The New York Times says the trial of Michael Dunn, the middle-aged software developer who shot and killed 17-year-old Jordan Davis at a Jacksonville gas station in 2012, is not about race so much as "the mechanics of Florida's self-defense laws and how juries apply them." In that respect, the Times says, the case is different from George Zimmerman's 2012 shooting of 17-year-old Trayvon Martin in Sanford, Florida. Which is weird, because there was no mention of race in Zimmerman's murder trial, which ended in an acquittal last July, and a juror interviewed afterward said it did not come up during deliberations either.

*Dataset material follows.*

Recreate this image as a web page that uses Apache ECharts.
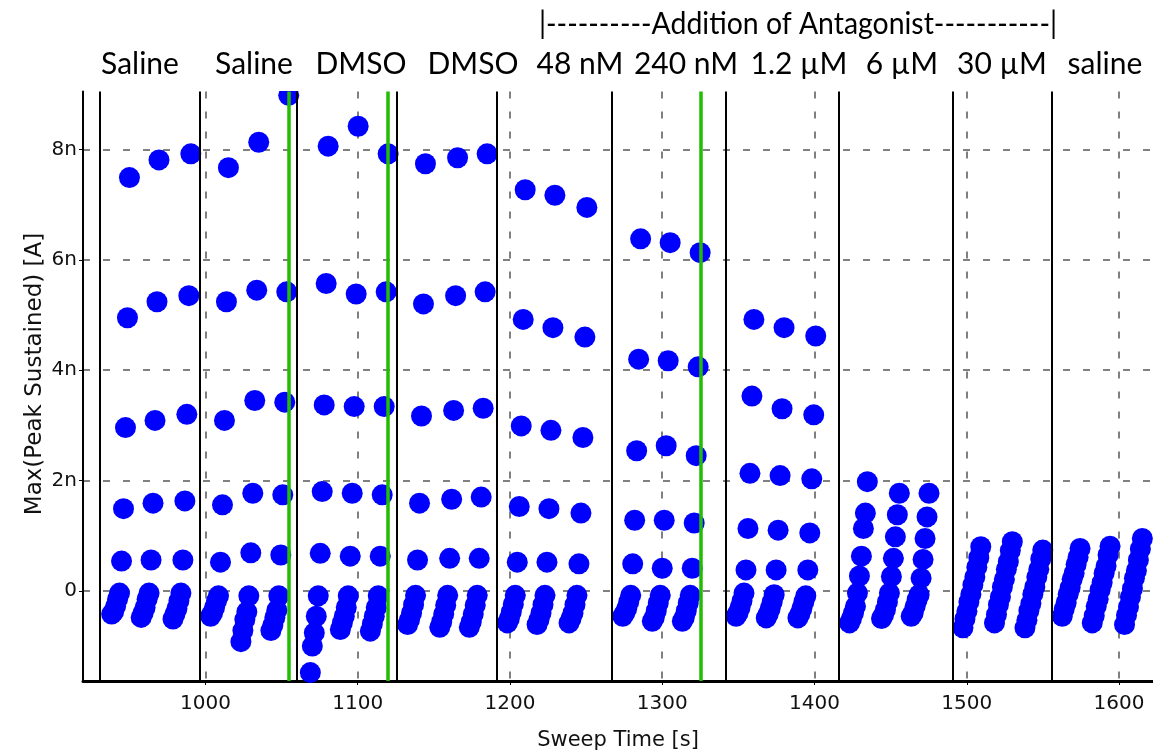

It seems to me that race may have played a bigger role in Dunn's shooting of Davis, which grew out of an argument over loud music, than it did in Zimmerman's shooting of Martin, which grew out of a violent struggle that Martin seems to have started. It's not just that Dunn is "whiter" than Zimmerman, a Hispanic with an Afro-Peruvian great-grandfather, but that his perception of Davis' allegedly violent intent may have been colored by the fact that he was confronting a bunch of black teenagers (Davis and his friends). In Zimmerman's case, by contrast, people speculated that he mistook Martin for a burglar and decided to follow him at least partly because he was black. Even if that's true, Martin's skin color had nothing to do with whether he started the fight and was smacking Zimmerman's head against the concrete, thereby posing a potentially deadly threat, when Zimmerman fired his gun (although Martin's perception of Zimmerman's racially tinged suspicions may help explain how the fight started).
Presumably Dunn's murder trial, which began yesterday, will involve "the mechanics of Florida's self-defense laws and how juries apply them," as the Times says. It certainly should. But that does not mean any special aspect of Florida's law will determine the outcome. Judging from the opening arguments, the case, like Zimmerman's, comes down to dueling narratives that go to the question of whether the defendant reasonably believed firing his gun was necessary to prevent death or serious injury. According to the prosecution, there was no threat at all, let alone a deadly one.
The undisputed part of the story is that Dunn pulled into the gas station, which included a convenience store, so that his girlfriend could buy wine and potato chips. He was irritated by the music blasting from the SUV in which Davis was riding with his friends and asked them to turn it down. Initially they did, but soon the volume was back up, apparently at the urging of Davis, who said, "Fuck that nigger." (That's according to Davis' friends as well as Dunn.) Davis and Dunn got into an argument, and Dunn ended up firing seven rounds, three of which struck Davis.
Dunn claims Davis threatened to kill him and was getting out of the SUV, armed with something—a shotgun, a lead pipe, or maybe a stick—when he fired his handgun, which he had retrieved from his glove compartment because he felt threatened. Police found no weapons in the SUV or at the scene, although Dunn's lawyer, Cory Strolla, claims Davis' friends had time to ditch whatever it was and that police did not search the area near the gas station until days later, by which time the weapon easily could have been moved again. Police did find a camera tripod, which a frightened man might mistake for a gun, a lead pipe, or a stick.
According to the prosecution, Dunn was not frightened at all; he was angry. "[Davis] never threatened the defendant," Assistant State Attorney John Guy (who was also one of the prosecutors in Zimmerman's trial) said yesterday. "He disrespected him." In addition to the missing weapon, Dunn's defense is undermined by the fact that he left the gas station after the shooting and did not call police, even after his girlfriend saw a TV news report about the shooting that said someone had died. The police tracked Dunn down the next day via a license plate number reported by a witness. Strolla said Dunn, who was in Jacksonville for his son's wedding, planned to call the police after he got back to his home in Satellite Beach. This does not seem like the behavior of a man who believed he had used deadly force in a legitimate act of self-defense.
The right to "stand your ground" when you are attacked in a public place—which Florida's self-defense law, like those of many other states, notoriously protects—did not come up yesterday. It could make a difference in Dunn's trial (unlike Zimmerman's) if the prosecution argues that Dunn should simply have driven away when Davis threatened him. But at this point the prosecution seems keen to deny that Davis threatened anything but Dunn's pride. If there was no threat, Dunn cannot possibly claim self-defense, with or without a duty to retreat. And even if Florida imposed a duty to retreat, Dunn could argue that he was unable to safely withdraw when confronted by an armed man who threatened to kill him. The New York Times story, which is headlined "Trial Brings New Scrutiny of Self-Defense Laws," mentions "Stand Your Ground" twice but does not explain why it is relevant to the case.